Combining red- and blue-detuned optical potentials to form a Lamb-Dicke trap for a single neutral atom

TL;DR

This paper introduces a novel bichromatic optical trap combining blue- and red-detuned beams to tightly confine a single neutral atom, enabling ground-state cooling and advancing quantum information applications.

Contribution

It demonstrates a new scheme for strongly radial confinement of a single atom using BFORT, combining blue- and red-detuned beams for improved trapping precision.

Findings

Radial confinement significantly sharper than diffraction limit

Resonant and parametric excitation measurements match theoretical models

Blue-detuned light reduces scattering, enabling ground-state cooling

Abstract

We propose and demonstrate a scheme for strongly radially confining a single neutral atom in a bichromatic far-off resonance optical dipole trap(BFORT) . BFORT is composed of a blue-detuned Laguerre-Gaussian $LG^1_ 0$ beam and a red-detuned Gaussian beam.
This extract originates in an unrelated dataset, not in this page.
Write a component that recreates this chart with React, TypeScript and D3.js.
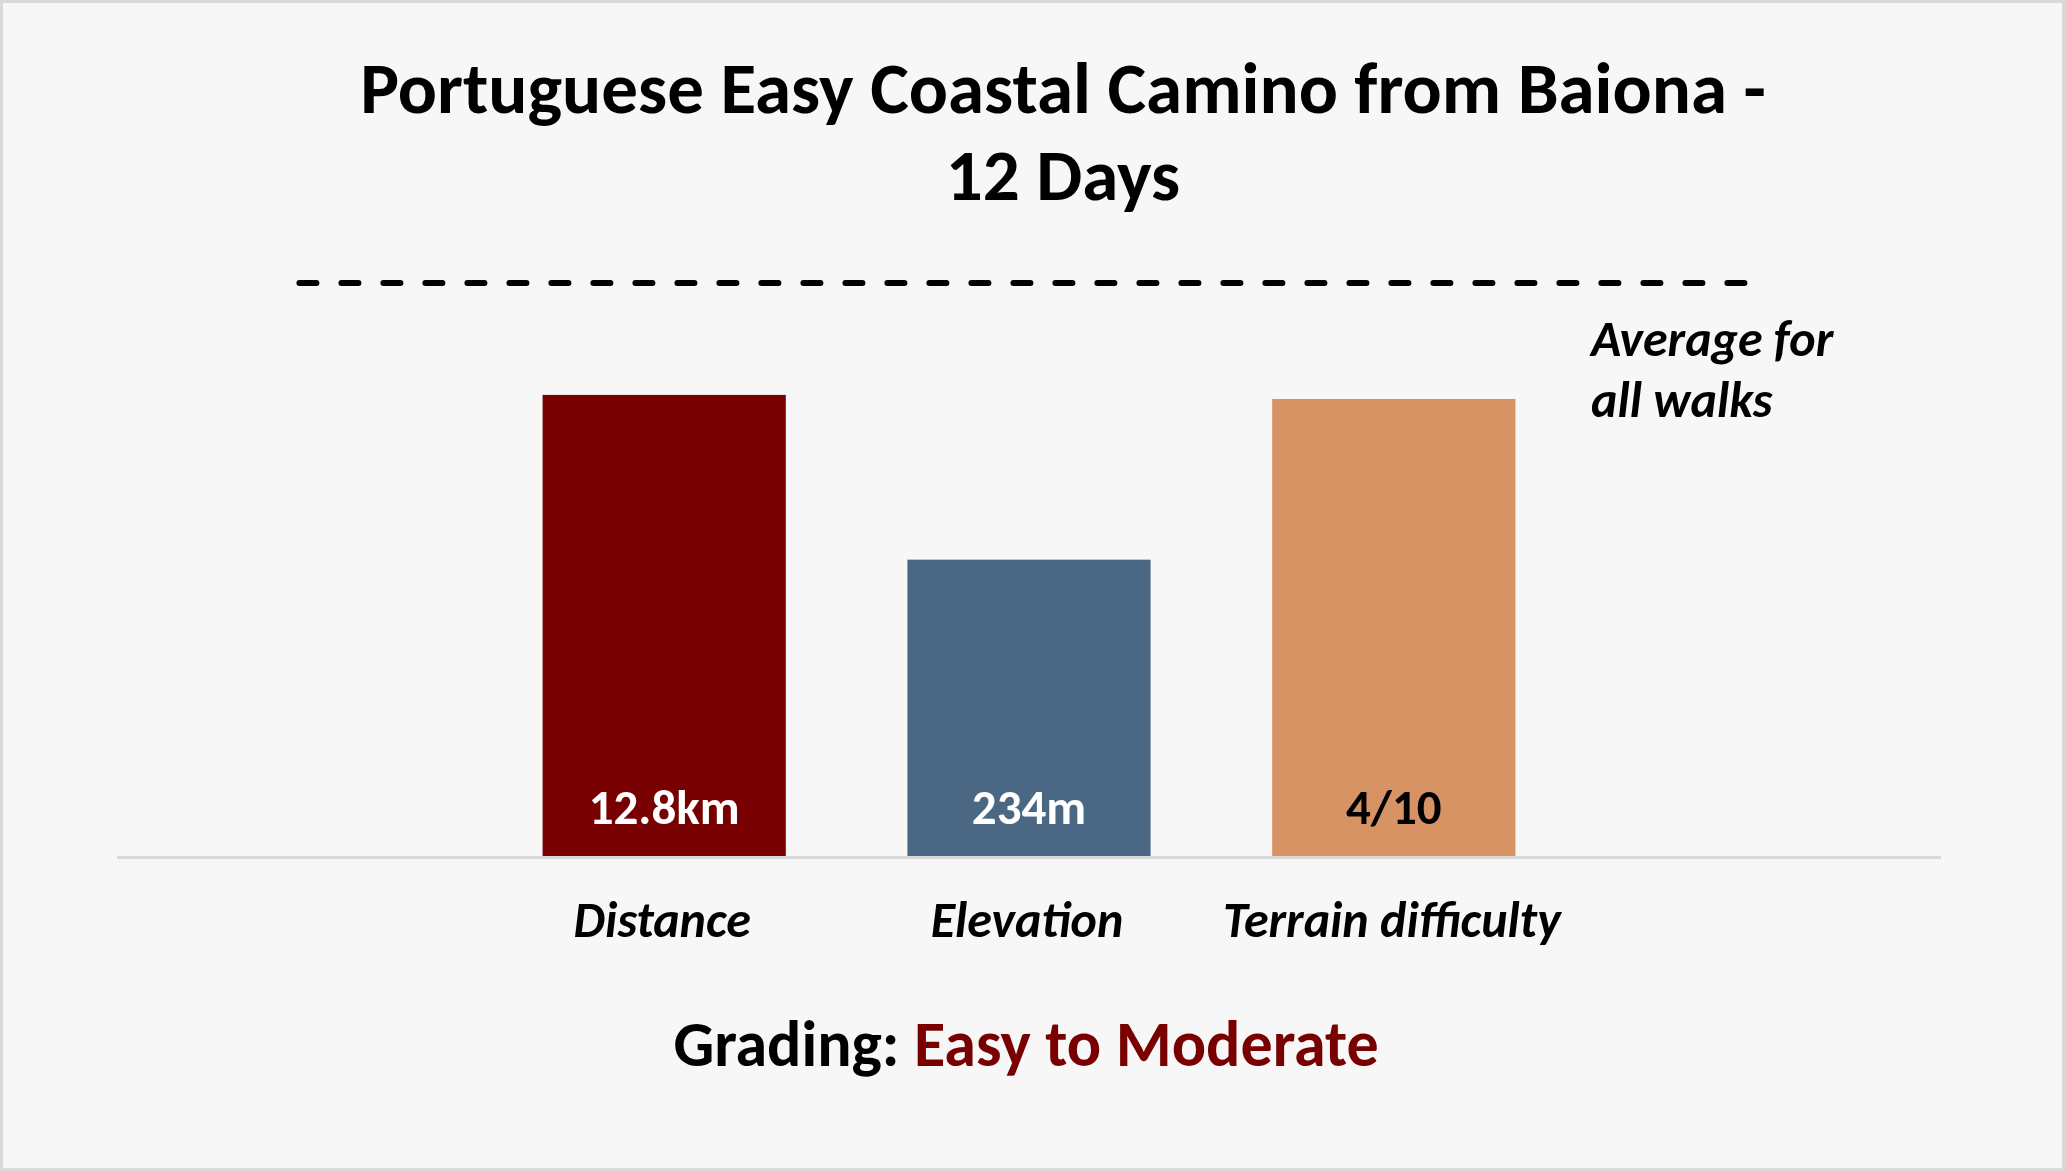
import React, { useEffect, useRef } from 'react';
import * as d3 from 'd3';

// chart data (bars are relative to the average for all walks = 1)
const categories = ['', 'Distance', 'Elevation', 'Terrain difficulty', ''];
const barValues: (number | null)[] = [null, 0.805, 0.518, 0.798, null];
const barLabels = ['', '12.8km', '234m', '4/10', ''];
const averageValues = [1, 1, 1, 1, 1];
const barColors = ['none', '#780000', '#4a6884', '#d79364', 'none'];
const barLabelColors = ['none', '#ffffff', '#ffffff', '#000000', 'none'];

const titleLines = ['Portuguese Easy Coastal Camino from Baiona -', '12 Days'];
const averageLabel = ['Average for', 'all walks'];
const gradingPrefix = 'Grading: ';
const gradingValue = 'Easy to Moderate';

const FONT = 'Calibri, Carlito, Lato, sans-serif';

const App: React.FC = () => {
  const chartRef = useRef<SVGSVGElement>(null);

  useEffect(() => {
    if (!chartRef.current) return;
    const width = 2065;
    const height = 1171;

    const svg = d3.select(chartRef.current);
    svg.selectAll('*').remove();
    svg.attr('width', width).attr('height', height);

    // background + border
    svg
      .append('rect')
      .attr('x', 1.5)
      .attr('y', 1.5)
      .attr('width', width - 3)
      .attr('height', height - 3)
      .attr('fill', '#f7f7f7')
      .attr('stroke', '#d9d9d9')
      .attr('stroke-width', 3);

    const idx = categories.map((_, i) => i);
    const x = d3
      .scaleBand<number>()
      .domain(idx)
      .range([117, 1941])
      .paddingInner(1 / 3)
      .paddingOuter(1 / 6);

    const y = d3.scaleLinear().domain([0, 1]).range([857, 283]);

    // title
    svg
      .append('g')
      .selectAll('text')
      .data(titleLines)
      .enter()
      .append('text')
      .attr('x', 1063)
      .attr('y', (d, i) => 113 + i * 87)
      .attr('text-anchor', 'middle')
      .attr('font-family', FONT)
      .attr('font-weight', 'bold')
      .attr('font-size', '73px')
      .attr('fill', '#000')
      .text((d) => d);

    // bars
    svg
      .append('g')
      .selectAll('rect')
      .data(idx.filter((i) => barValues[i] != null))
      .enter()
      .append('rect')
      .attr('x', (i) => x(i)!)
      .attr('width', x.bandwidth())
      .attr('y', (i) => y(barValues[i] as number))
      .attr('height', (i) => y(0) - y(barValues[i] as number))
      .attr('fill', (i) => barColors[i]);

    // axis line
    svg
      .append('line')
      .attr('x1', 117)
      .attr('x2', 1941)
      .attr('y1', y(0) + 0.5)
      .attr('y2', y(0) + 0.5)
      .attr('stroke', '#d9d9d9')
      .attr('stroke-width', 3);

    // average dashed line
    const line = d3
      .line<number>()
      .x((d, i) => x(i)! + x.bandwidth() / 2)
      .y((d) => y(d));
    svg
      .append('path')
      .datum(averageValues)
      .attr('d', line)
      .attr('fill', 'none')
      .attr('stroke', '#000')
      .attr('stroke-width', 6)
      .attr('stroke-linecap', 'round')
      .attr('stroke-dasharray', '17 25');

    svg
      .append('g')
      .selectAll('text')
      .data(averageLabel)
      .enter()
      .append('text')
      .attr('x', 1591)
      .attr('y', (d, i) => 356 + i * 61)
      .attr('font-family', FONT)
      .attr('font-weight', 'bold')
      .attr('font-style', 'italic')
      .attr('font-size', '50px')
      .attr('fill', '#000')
      .text((d) => d);

    // value labels inside bars
    svg
      .append('g')
      .selectAll('text')
      .data(idx.filter((i) => barValues[i] != null))
      .enter()
      .append('text')
      .attr('x', (i) => x(i)! + x.bandwidth() / 2)
      .attr('y', y(0) - 33)
      .attr('text-anchor', 'middle')
      .attr('font-family', FONT)
      .attr('font-weight', 'bold')
      .attr('font-size', '49px')
      .attr('fill', (i) => barLabelColors[i])
      .text((i) => barLabels[i]);

    // category labels
    svg
      .append('g')
      .selectAll('text')
      .data(idx.filter((i) => categories[i] !== ''))
      .enter()
      .append('text')
      .attr('x', (i) => x(i)! + x.bandwidth() / 2 - 2)
      .attr('y', 937)
      .attr('text-anchor', 'middle')
      .attr('font-family', FONT)
      .attr('font-weight', 'bold')
      .attr('font-style', 'italic')
      .attr('font-size', '50px')
      .attr('fill', '#000')
      .text((i) => categories[i]);

    // grading
    const grading = svg
      .append('text')
      .attr('x', 1026)
      .attr('y', 1066)
      .attr('text-anchor', 'middle')
      .attr('font-family', FONT)
      .attr('font-weight', 'bold')
      .attr('font-size', '64px');
    grading.append('tspan').attr('fill', '#000').text(gradingPrefix);
    grading.append('tspan').attr('fill', '#780000').text(gradingValue);
  }, []);

  return (
    <svg
      ref={chartRef}
      style={{ position: 'absolute', left: 0, top: 0, display: 'block' }}
    ></svg>
  );
};

export default App;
The trapping radial dimension of a single atom trapped in the Gaussian FORT can be greatly compressed by imposing a blue-detuned Laguerre-Gaussian $LG^1_ 0$ beam with moderate potential depth. By modulating the potential depth of the Gaussian FORT we observed that the resonant and parametric excitation of the oscillatory motion of a single atom in this BFORT and obtained the oscillation frequency that well fits prediction from the theoretical model. The frequency measurement shows that effective trapping dimension can be greatly sharper than that diffraction limited of microscopic objective we used. Then we show that the excess scattering rate due to imposing blue detuned light can be eliminated when single atoms is close to ground-state theoretically. So BFORT suits the purpose of acting as a Lamb-Dicke trap for further cooling a single neutral atom to motion ground-state and finding application in quantum information progressing.